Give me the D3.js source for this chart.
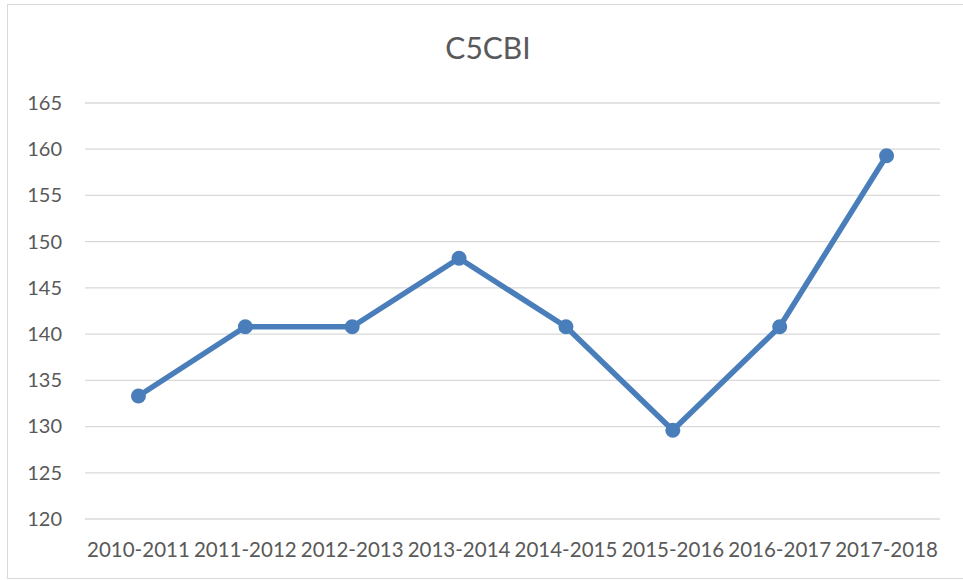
<!DOCTYPE html>
<html>
<head>
<meta charset="utf-8">
<script src="https://cdn.jsdelivr.net/npm/d3@7"></script>
<style>
  body { margin: 0; background: #fff; }
  svg { display: block; font-family: Lato, "Open Sans", sans-serif; }
</style>
</head>
<body>
<svg width="963" height="580"></svg>
<script>
var categories = ['2010-2011', '2011-2012', '2012-2013', '2013-2014', '2014-2015', '2015-2016', '2016-2017', '2017-2018']
var values = [133.3, 140.8, 140.8, 148.2, 140.8, 129.6, 140.8, 159.3]
var yTicks = [120, 125, 130, 135, 140, 145, 150, 155, 160, 165]

var svg = d3.select('svg')
var plotLeft = 85, plotRight = 940, plotTop = 103, plotBottom = 519

// chart border
svg.append('rect')
    .attr('x', 7.5).attr('y', 4.5)
    .attr('width', 970).attr('height', 574)
    .attr('fill', 'none')
    .attr('stroke', '#d9d9d9')

svg.append('text')
    .attr('x', 488).attr('y', 59)
    .attr('text-anchor', 'middle')
    .attr('font-size', 30)
    .attr('fill', '#595959')
    .text('C5CBI')

var x = d3.scaleBand().domain(categories).range([plotLeft, plotRight])
var y = d3.scaleLinear().domain([120, 165]).range([plotBottom, plotTop])

// gridlines
svg.append('g')
    .selectAll('line')
    .data(yTicks)
    .enter()
    .append('line')
    .attr('x1', plotLeft).attr('x2', plotRight)
    .attr('y1', (d) => y(d)).attr('y2', (d) => y(d))
    .attr('stroke', '#d9d9d9')
    .attr('stroke-width', 1.3)

var yAxis = svg.append('g')
    .attr('transform', 'translate(62, 0)')
    .call(d3.axisLeft(y).tickValues(yTicks).tickSize(0).tickPadding(0))
yAxis.select('.domain').remove()
yAxis.selectAll('text')
    .attr('font-size', 20)
    .attr('fill', '#595959')
    .attr('font-family', 'Lato, "Open Sans", sans-serif')

var xAxis = svg.append('g')
    .attr('transform', 'translate(0, ' + plotBottom + ')')
    .call(d3.axisBottom(x).tickSize(0).tickPadding(23))
xAxis.select('.domain').remove()
xAxis.selectAll('text')
    .attr('font-size', 20.5)
    .attr('fill', '#595959')
    .attr('font-family', 'Lato, "Open Sans", sans-serif')

var line = d3.line()
    .x((d, i) => x(categories[i]) + x.bandwidth() / 2)
    .y((d) => y(d))

svg.append('path')
    .datum(values)
    .attr('d', line)
    .attr('fill', 'none')
    .attr('stroke', '#4a7ebb')
    .attr('stroke-width', 5.5)
    .attr('stroke-linejoin', 'round')

svg.append('g')
    .selectAll('circle')
    .data(values)
    .enter()
    .append('circle')
    .attr('cx', (d, i) => x(categories[i]) + x.bandwidth() / 2)
    .attr('cy', (d) => y(d))
    .attr('r', 7.5)
    .attr('fill', '#4a7ebb')
</script>
</body>
</html>
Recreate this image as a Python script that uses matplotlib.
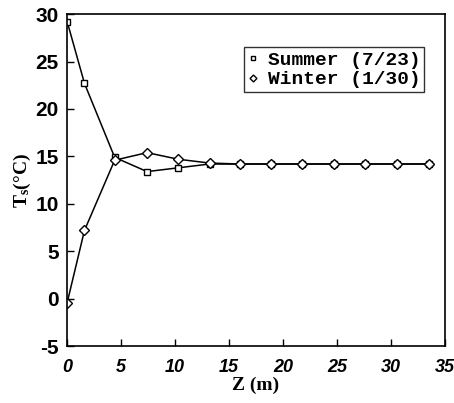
import numpy as np
import matplotlib.pyplot as plt

plt.rcParams['axes.unicode_minus'] = False
plt.rcParams['mathtext.fontset'] = 'custom'
plt.rcParams['mathtext.rm'] = 'Liberation Serif:bold'
plt.rcParams['mathtext.it'] = 'Liberation Serif:bold'

# depth (m) and soil temperature (C)
z = [0, 1.6, 4.4, 7.4, 10.3, 13.2, 16.0, 18.9, 21.8, 24.7, 27.6, 30.6, 33.5]
summer = [29.2, 22.7, 14.9, 13.4, 13.8, 14.2, 14.2, 14.2, 14.2, 14.2, 14.2, 14.2, 14.2]
winter = [-0.4, 7.2, 14.6, 15.4, 14.7, 14.3, 14.2, 14.2, 14.2, 14.2, 14.2, 14.2, 14.2]
labels = ['Summer (7/23)', 'Winter (1/30)']

fig = plt.figure(figsize=(4.54, 4.03), dpi=100)
ax = fig.add_axes([0.148, 0.141, 0.832, 0.824])

ax.plot(z, summer, color='black', lw=1.1, marker='s', ms=5,
        mfc='white', mec='black', mew=1.0, label=labels[0])
ax.plot(z, winter, color='black', lw=1.1, marker='D', ms=5,
        mfc='white', mec='black', mew=1.0, label=labels[1])

ax.set_xlim(0, 35)
ax.set_ylim(-5, 30)
ax.set_xticks(np.arange(0, 36, 5))
ax.set_yticks(np.arange(-5, 31, 5))
ax.tick_params(direction='in', length=5, width=1.0)
ax.tick_params(axis='x', pad=9)
ax.tick_params(axis='y', pad=6)
for s in ax.spines.values():
    s.set_linewidth(1.2)

for t in ax.get_xticklabels():
    t.set_fontfamily('Liberation Sans')
    t.set_fontweight('bold')
    t.set_fontstyle('italic')
    t.set_fontsize(13)
for t in ax.get_yticklabels():
    t.set_fontfamily('Liberation Sans')
    t.set_fontweight('bold')
    t.set_fontsize(15)

ax.set_xlabel('Z (m)', fontfamily='Liberation Serif', fontweight='bold',
              fontsize=14, labelpad=1)
ax.set_ylabel('T$_{s}$(\u00b0C)', fontfamily='Liberation Serif',
              fontweight='bold', fontsize=14, labelpad=2)

leg = ax.legend(loc='upper right', bbox_to_anchor=(0.945, 0.9),
                prop={'family': 'Liberation Mono', 'weight': 'bold', 'size': 14},
                frameon=True, fancybox=False, edgecolor='black',
                handlelength=0.5, handletextpad=0.5, borderpad=0.2,
                labelspacing=0.1, markerscale=0.7, borderaxespad=0)
leg.get_frame().set_linewidth(1.0)
for h in leg.legend_handles:
    h.set_linestyle('none')

fig.savefig('out.png', dpi=100)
* * * * * * * * *
→ **What is needed**
Transcribe exactly the lines between the one containing "Recreate this image" and the one containing "mfc='white', mec='black', mew=1.0, label=labels[1])", counting both ends. Pictures are not copied.

→ **Task solution**
Recreate this image as a Python script that uses matplotlib.
import numpy as np
import matplotlib.pyplot as plt

plt.rcParams['axes.unicode_minus'] = False
plt.rcParams['mathtext.fontset'] = 'custom'
plt.rcParams['mathtext.rm'] = 'Liberation Serif:bold'
plt.rcParams['mathtext.it'] = 'Liberation Serif:bold'

# depth (m) and soil temperature (C)
z = [0, 1.6, 4.4, 7.4, 10.3, 13.2, 16.0, 18.9, 21.8, 24.7, 27.6, 30.6, 33.5]
summer = [29.2, 22.7, 14.9, 13.4, 13.8, 14.2, 14.2, 14.2, 14.2, 14.2, 14.2, 14.2, 14.2]
winter = [-0.4, 7.2, 14.6, 15.4, 14.7, 14.3, 14.2, 14.2, 14.2, 14.2, 14.2, 14.2, 14.2]
labels = ['Summer (7/23)', 'Winter (1/30)']

fig = plt.figure(figsize=(4.54, 4.03), dpi=100)
ax = fig.add_axes([0.148, 0.141, 0.832, 0.824])

ax.plot(z, summer, color='black', lw=1.1, marker='s', ms=5,
        mfc='white', mec='black', mew=1.0, label=labels[0])
ax.plot(z, winter, color='black', lw=1.1, marker='D', ms=5,
        mfc='white', mec='black', mew=1.0, label=labels[1])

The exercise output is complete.